The additional metrics I chose were a simple cost analysis, a metric to analyze the horizontal views not blocked by surrounding buildings, the building radiation, and a metric to evaluate the direct sunlight hours a building receives. The cost analysis was created similar to the example where the surface area of each floor was multiplied by a linear function of cost/SF.

The horizontal visibility metric uses a Grasshopper node “ViewPercent” that uses the building geometry and the surrounding buildings geometry (a collection of breps defined in Rhino) to analyze the amount of the horizontal view band that can be seen at each test point. I chose to use the 30 degree offset feature since this accounts for the range of human eye visibility. This produces the percentage of test vectors at each point that are not blocked by surrounding buildings. I then added these values to get a cumulative metric.

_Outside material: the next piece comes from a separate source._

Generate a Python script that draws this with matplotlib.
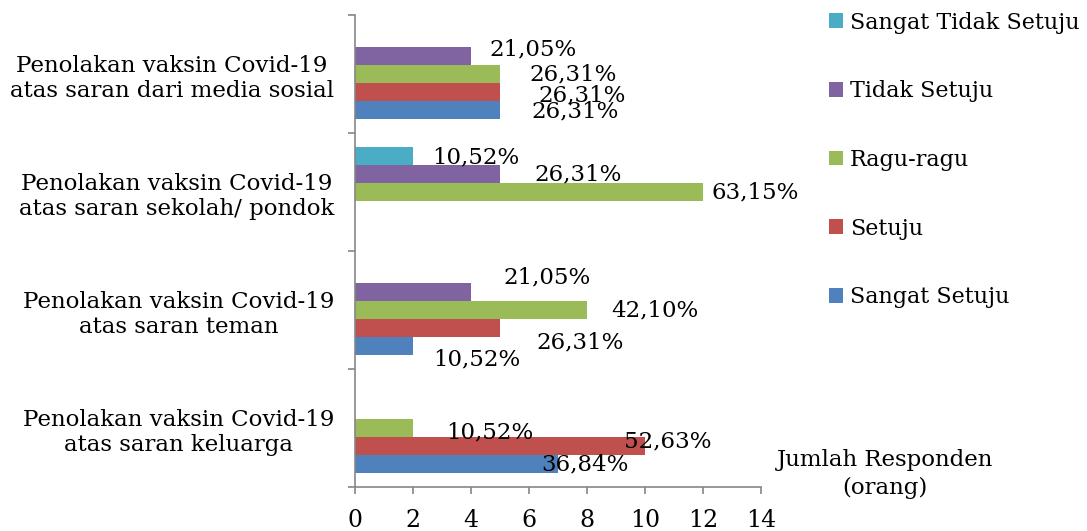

The building radiation metric uses Ladybug nodes in Grasshopper. I chose a weather file from San Francisco and used the .epw file to create a cumulative sky matrix. The node then uses the sky matrix and relevant building geometry to calculate the total solar incident radiation on the building. I used this cumulative value as my metric.

The other metric I thought was interesting used the Ladybug “DirectSunHours” to calculate the hours of direct sunlight the building receives at each test point. This uses vectors from a Sun Path (created from the .epw data) and the buildings in question. I wanted to ignore the top and bottom surfaces of the building, so I filtered the test points by their heights by excluding z-values less than 0’ and greater than the building height. I then summed the remaining values to produce the direct sun hours metric.

To evaluate these metrics, I normalized all the metrics by the maximum value of the data set. I then chose weights for each metric based on what I thought was the most important. I prioritized gross floor area and horizontal views since those would be important for both the developer (maximizing sellable space) and for the occupants (clear views of the city is important). I also gave positive weights to the volume (good use of building footprint) and building radiation. Since the building is in San Francisco, solar radiation would help with passive heating systems. I gave negative weights to the gross surface area since the assignment indicates lower GSA values are better. I also negatively weighted the cost and the direct sun metric. I thought about this metric in terms of glare potential, so higher direct sun values would increase the amount of glare occupants experience which is a negative aspect of the building envelope.

My top three buildings are highlighted in blue in the tables above. The best choice maximizes gross floor area and volume. While it doesn’t have the highest view metric, there is more mass at the top of the building so I would expect better views at the higher floors which is good. A more detailed study that weights the view percentages based on the floor heights could change this metric. This building also has good solar radiation and an average direct sun value.